Apache OpenNLP 1.5.2 Incubating released
The Apache OpenNLP team is pleased to announce the release of version 1.5.2-incubating of Apache OpenNLP.
The Apache OpenNLP library is a machine learning based toolkit for the processing of natural language text. It supports the most common NLP tasks, such as tokenization, sentence segmentation, part-of-speech tagging, named entity extraction, chunking, parsing, and coreference resolution.
The OpenNLP 1.5.2-incubating binary and source distributions are available for download from our download page: http://incubator.apache.org/opennlp/download.cgi
The OpenNLP library is distributed by Maven Central as well. See the Maven Dependency page for more details: http://incubator.apache.org/opennlp/maven-dependency.html
This release contains a couple of new features, improvements and bug fixes. The maxent trainer can now run in multiple threads to utilize multi-core CPUs, configurable feature generation was added to the name finder, the perceptron trainer was refactored and improved, machine learners can now be configured with much more options via a parameter file, evaluators can print out detailed evaluation information.
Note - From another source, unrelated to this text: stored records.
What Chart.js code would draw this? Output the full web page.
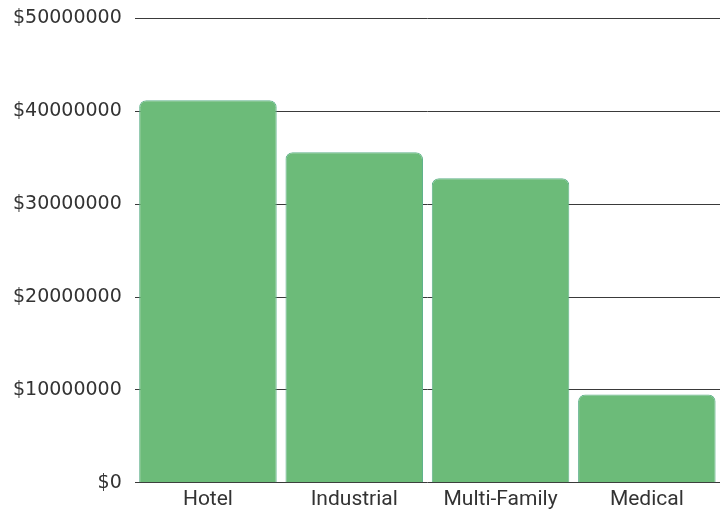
<!DOCTYPE html>
<html>
<head>
<meta charset="utf-8">
<script src="https://cdn.jsdelivr.net/npm/chart.js@4.4.1/dist/chart.umd.min.js"></script>
<style>
  html, body { margin: 0; padding: 0; background: #fff; overflow: hidden; }
  #wrap { width: 720px; height: 517px; margin-top: -6px; }
</style>
</head>
<body>
<div id="wrap"><canvas id="chart"></canvas></div>
<script>
var categories = ['Hotel', 'Industrial', 'Multi-Family', 'Medical'];
var amounts = [41200000, 35600000, 32800000, 9500000];
var yTicks = [0, 10000000, 20000000, 30000000, 40000000, 50000000];

var ctx = document.getElementById('chart').getContext('2d');
var chart = new Chart(ctx, {
    type: 'bar',
    data: {
        labels: categories,
        datasets: [{
            data: amounts,
            backgroundColor: 'rgb(108, 187, 121)',
            borderColor: 'rgb(96, 178, 140)',
            borderWidth: 1,
            borderSkipped: 'bottom',
            borderRadius: { topLeft: 7, topRight: 7, bottomLeft: 0, bottomRight: 0 },
            barPercentage: 0.94,
            categoryPercentage: 1.0
        }]
    },
    options: {
        responsive: true,
        maintainAspectRatio: false,
        animation: false,
        layout: { padding: { top: -3, right: 0, bottom: -5, left: 0 } },
        plugins: {
            legend: { display: false },
            tooltip: { enabled: false }
        },
        scales: {
            x: {
                grid: { display: false, drawTicks: false },
                border: { display: false },
                ticks: {
                    color: '#333',
                    font: { family: 'Roboto', size: 21 },
                    padding: 4
                }
            },
            y: {
                min: 0,
                max: 50000000,
                afterBuildTicks: function (axis) {
                    axis.ticks = yTicks.map(function (v) { return { value: v }; });
                },
                grid: { color: '#3a3a3a', lineWidth: 1, drawTicks: false },
                border: { display: false },
                ticks: {
                    color: '#333',
                    font: { family: 'DejaVu Sans', size: 19 },
                    padding: 13,
                    callback: function (v) { return '$' + v; }
                }
            }
        }
    }
});
</script>
</body>
</html>
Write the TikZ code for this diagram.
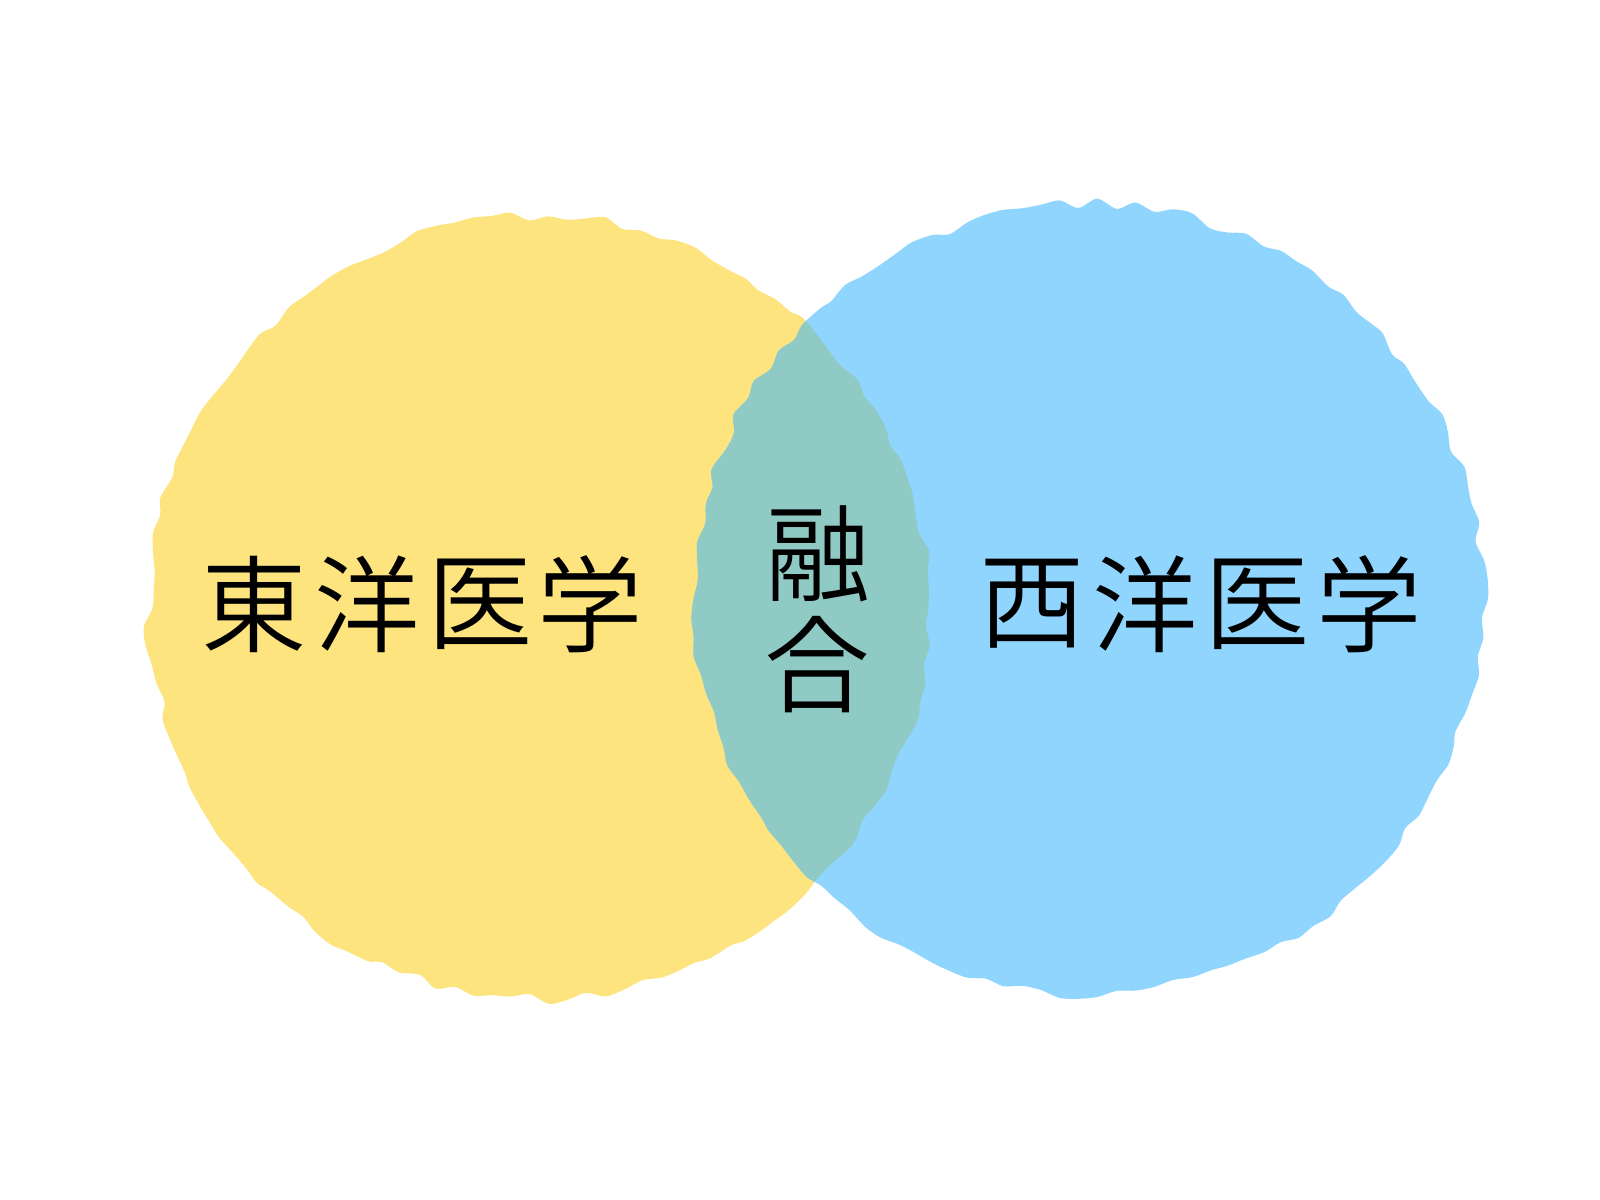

Additionally the release contains the following noteworthy changes:
- Improved the white space handling in the Sentence Detector and its training code
- Added more cross validator command line tools
- Command line handling code has been refactored
- Fixed problems with the new build
- Now uses fast token class feature generation code by default
- Added support for BioNLP/NLPBA 2004 shared task data
- Removal of old and deprecated code
- Dictionary case sensitivity support is now done properly
- Support for OSGi
For a complete list of fixed bugs and improvements please see the RELEASE_NOTES file included in the distribution.
--The Apache OpenNLP Team